Projekt prezydenta spotkał się z falą krytyki ze strony koalicji rządzącej i Lewicy, które zarzucają mu populizm i próbę narzucenia własnej wizji polityki. Paweł Kowal (KO) zapowiedział wniosek o odrzucenie projektu, argumentując, że jest on „bezprzedmiotowy”, ponieważ kluczowe kwestie uregulowała już ustawa rządowa. Piotr Górnikiewicz (Polska 2050) skrytykował „wrzutki legislacyjne” dotyczące m.in. Kodeksu karnego i ustawy o IPN, a Arkadiusz Sikora (Lewica) nazwał projekt „politycznym manifestem”.

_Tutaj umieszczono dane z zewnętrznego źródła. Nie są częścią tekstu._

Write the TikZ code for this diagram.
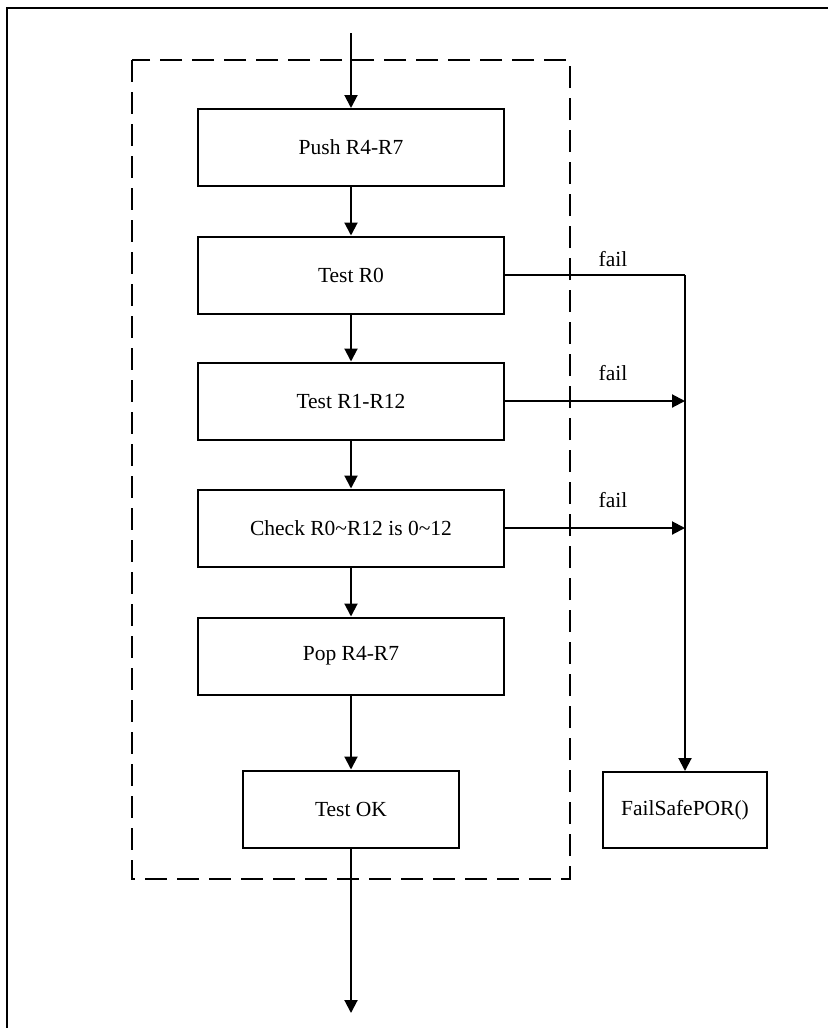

Wiceszef MSWiA Maciej Duszczyk również ocenił, że projekt nie powinien być dalej procedowany.
Kary za banderyzm i trudniejsza droga do obywatelstwa
Poza kwestią świadczeń, projekt prezydencki wprowadza trzy rewolucyjne zmiany, których próżno szukać w rządowych propozycjach. Pierwsza to zaostrzenie kar za nielegalne przekroczenie granicy do pięciu lat pozbawienia wolności oraz za organizowanie tego procederu (od 2 do 12 lat). Zmiany te miałyby zostać wprowadzone do Kodeksu karnego.
Największe emocje budzą jednak propozycje zmian w Kodeksie karnym, wprowadzające karę za propagowanie banderyzmu, oraz wydłużenie do 10 lat minimalnego okresu pobytu wymaganego do uzyskania polskiego obywatelstwa.
Zgodnie z projektem, osoba, która „publicznie propaguje (...) ideologię Organizacji Ukraińskich Nacjonalistów, frakcji Bandery, i Ukraińskiej Armii Powstańczej” podlegałaby karze do trzech lat więzienia. Trzecia kluczowa zmiana dotyczy ustawy o obywatelstwie polskim i wydłuża minimalny okres nieprzerwanego pobytu w Polsce z 3 do 10 lat dla cudzoziemca ubiegającego się o status obywatela. Los tych kontrowersyjnych zapisów rozstrzygnie się na następnym posiedzeniu Sejmu.